## WHAT YOU NEED TO DO
Exactly the lines from the one with "Generate a LaTeX" through the one with "[circle, draw, minimum" should be returned, both ends included and nothing else. Omit any pictures.

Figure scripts
***
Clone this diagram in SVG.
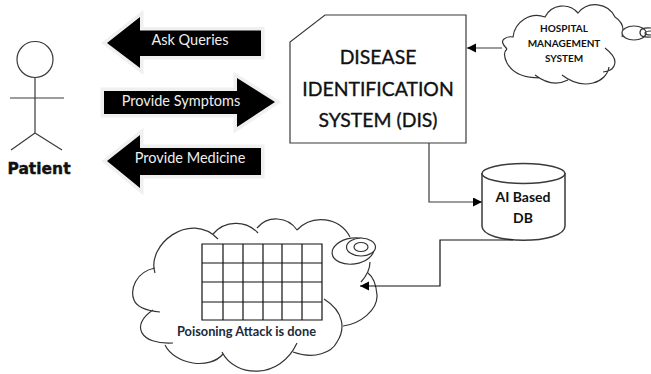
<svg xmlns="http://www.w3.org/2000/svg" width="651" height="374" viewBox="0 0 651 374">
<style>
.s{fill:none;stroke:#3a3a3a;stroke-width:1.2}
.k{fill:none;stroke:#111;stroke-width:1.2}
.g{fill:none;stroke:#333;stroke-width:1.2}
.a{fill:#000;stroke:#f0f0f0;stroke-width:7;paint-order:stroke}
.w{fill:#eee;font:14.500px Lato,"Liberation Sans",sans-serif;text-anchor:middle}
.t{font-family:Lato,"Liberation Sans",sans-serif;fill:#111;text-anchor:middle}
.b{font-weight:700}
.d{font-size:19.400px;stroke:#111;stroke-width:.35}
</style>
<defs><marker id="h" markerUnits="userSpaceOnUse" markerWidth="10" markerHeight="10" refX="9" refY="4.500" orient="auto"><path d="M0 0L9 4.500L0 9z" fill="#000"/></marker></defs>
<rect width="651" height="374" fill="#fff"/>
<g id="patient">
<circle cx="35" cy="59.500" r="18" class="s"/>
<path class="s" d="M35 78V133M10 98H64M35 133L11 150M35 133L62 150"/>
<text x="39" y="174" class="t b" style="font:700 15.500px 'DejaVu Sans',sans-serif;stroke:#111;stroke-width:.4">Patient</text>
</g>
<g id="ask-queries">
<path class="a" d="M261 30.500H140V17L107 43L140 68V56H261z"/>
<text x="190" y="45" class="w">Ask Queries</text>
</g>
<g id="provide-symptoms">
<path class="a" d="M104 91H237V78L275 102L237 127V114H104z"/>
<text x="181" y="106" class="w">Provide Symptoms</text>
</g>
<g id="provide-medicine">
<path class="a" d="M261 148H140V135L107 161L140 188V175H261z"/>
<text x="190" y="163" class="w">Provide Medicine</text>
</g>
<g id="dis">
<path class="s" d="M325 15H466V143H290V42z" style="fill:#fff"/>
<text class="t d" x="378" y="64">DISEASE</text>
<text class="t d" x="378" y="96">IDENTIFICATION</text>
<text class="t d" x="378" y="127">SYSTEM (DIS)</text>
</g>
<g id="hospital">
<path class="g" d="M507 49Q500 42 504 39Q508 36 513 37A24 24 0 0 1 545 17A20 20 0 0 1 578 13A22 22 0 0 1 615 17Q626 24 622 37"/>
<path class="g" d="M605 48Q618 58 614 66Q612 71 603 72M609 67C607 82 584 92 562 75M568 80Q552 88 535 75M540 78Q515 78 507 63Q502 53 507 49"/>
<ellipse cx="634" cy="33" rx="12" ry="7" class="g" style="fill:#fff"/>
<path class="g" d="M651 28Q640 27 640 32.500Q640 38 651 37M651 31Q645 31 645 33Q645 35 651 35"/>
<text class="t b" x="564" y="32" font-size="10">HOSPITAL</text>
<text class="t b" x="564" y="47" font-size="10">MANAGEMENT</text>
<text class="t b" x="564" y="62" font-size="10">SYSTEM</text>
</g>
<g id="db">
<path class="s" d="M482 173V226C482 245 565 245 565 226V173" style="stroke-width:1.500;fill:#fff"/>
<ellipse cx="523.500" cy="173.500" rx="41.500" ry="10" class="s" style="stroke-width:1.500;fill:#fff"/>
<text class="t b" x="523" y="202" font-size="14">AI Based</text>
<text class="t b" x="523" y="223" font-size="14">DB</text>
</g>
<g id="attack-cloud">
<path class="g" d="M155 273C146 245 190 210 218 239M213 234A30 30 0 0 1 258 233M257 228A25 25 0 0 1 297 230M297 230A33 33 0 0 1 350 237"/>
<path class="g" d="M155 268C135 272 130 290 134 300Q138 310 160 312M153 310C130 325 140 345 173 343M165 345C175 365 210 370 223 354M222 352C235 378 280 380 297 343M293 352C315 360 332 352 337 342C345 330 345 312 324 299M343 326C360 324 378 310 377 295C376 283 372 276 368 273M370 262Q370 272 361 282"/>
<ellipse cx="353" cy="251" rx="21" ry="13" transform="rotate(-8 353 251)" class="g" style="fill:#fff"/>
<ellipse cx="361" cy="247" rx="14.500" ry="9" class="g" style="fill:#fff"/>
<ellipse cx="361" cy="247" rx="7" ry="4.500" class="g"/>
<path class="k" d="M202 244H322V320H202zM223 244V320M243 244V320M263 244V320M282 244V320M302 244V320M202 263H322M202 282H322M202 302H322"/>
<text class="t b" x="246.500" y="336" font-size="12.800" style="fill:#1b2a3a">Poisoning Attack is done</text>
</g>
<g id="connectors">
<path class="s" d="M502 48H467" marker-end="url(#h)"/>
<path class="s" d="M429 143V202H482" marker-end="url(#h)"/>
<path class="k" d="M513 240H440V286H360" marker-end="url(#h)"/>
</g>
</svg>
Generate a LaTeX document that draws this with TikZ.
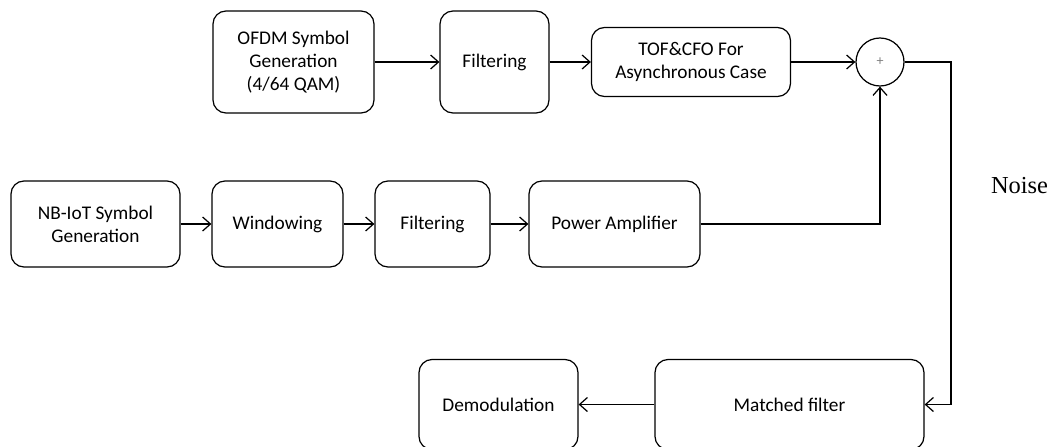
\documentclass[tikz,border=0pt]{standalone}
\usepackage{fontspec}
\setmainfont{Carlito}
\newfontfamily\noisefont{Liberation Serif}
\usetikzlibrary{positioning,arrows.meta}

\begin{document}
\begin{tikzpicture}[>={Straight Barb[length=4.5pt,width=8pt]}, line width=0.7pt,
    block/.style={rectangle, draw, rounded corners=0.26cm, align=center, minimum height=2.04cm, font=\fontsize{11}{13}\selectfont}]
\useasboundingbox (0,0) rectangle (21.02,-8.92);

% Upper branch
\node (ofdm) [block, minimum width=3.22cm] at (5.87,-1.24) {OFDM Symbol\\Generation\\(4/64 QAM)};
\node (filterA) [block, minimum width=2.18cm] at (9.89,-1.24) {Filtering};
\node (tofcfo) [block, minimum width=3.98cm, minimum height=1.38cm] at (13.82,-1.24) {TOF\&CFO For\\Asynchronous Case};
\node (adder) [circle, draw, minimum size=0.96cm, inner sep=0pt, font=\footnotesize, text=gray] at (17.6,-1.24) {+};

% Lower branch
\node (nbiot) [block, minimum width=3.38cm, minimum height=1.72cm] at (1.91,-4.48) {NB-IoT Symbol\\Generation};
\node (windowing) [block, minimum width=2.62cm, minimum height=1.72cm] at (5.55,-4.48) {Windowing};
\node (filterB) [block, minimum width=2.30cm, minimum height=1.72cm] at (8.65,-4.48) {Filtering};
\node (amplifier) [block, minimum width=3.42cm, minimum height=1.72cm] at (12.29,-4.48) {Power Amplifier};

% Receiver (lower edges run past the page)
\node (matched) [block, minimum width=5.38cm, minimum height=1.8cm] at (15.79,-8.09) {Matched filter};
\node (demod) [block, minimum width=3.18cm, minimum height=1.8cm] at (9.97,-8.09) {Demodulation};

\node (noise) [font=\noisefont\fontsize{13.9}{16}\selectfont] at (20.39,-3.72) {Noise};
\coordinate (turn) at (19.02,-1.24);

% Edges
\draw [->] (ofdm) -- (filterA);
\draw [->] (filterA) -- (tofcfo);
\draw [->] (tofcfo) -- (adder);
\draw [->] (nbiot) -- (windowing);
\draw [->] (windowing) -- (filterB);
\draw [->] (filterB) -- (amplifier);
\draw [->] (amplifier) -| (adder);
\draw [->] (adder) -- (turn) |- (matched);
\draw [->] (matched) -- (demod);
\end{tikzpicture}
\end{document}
***
## WORKED SOLUTION
Generate a LaTeX document that draws this with TikZ.
\documentclass[tikz,border=0pt]{standalone}
\usepackage{fontspec}
\setmainfont{Carlito}
\newfontfamily\noisefont{Liberation Serif}
\usetikzlibrary{positioning,arrows.meta}

\begin{document}
\begin{tikzpicture}[>={Straight Barb[length=4.5pt,width=8pt]}, line width=0.7pt,
    block/.style={rectangle, draw, rounded corners=0.26cm, align=center, minimum height=2.04cm, font=\fontsize{11}{13}\selectfont}]
\useasboundingbox (0,0) rectangle (21.02,-8.92);

% Upper branch
\node (ofdm) [block, minimum width=3.22cm] at (5.87,-1.24) {OFDM Symbol\\Generation\\(4/64 QAM)};
\node (filterA) [block, minimum width=2.18cm] at (9.89,-1.24) {Filtering};
\node (tofcfo) [block, minimum width=3.98cm, minimum height=1.38cm] at (13.82,-1.24) {TOF\&CFO For\\Asynchronous Case};
\node (adder) [circle, draw, minimum size=0.96cm, inner sep=0pt, font=\footnotesize, text=gray] at (17.6,-1.24) {+};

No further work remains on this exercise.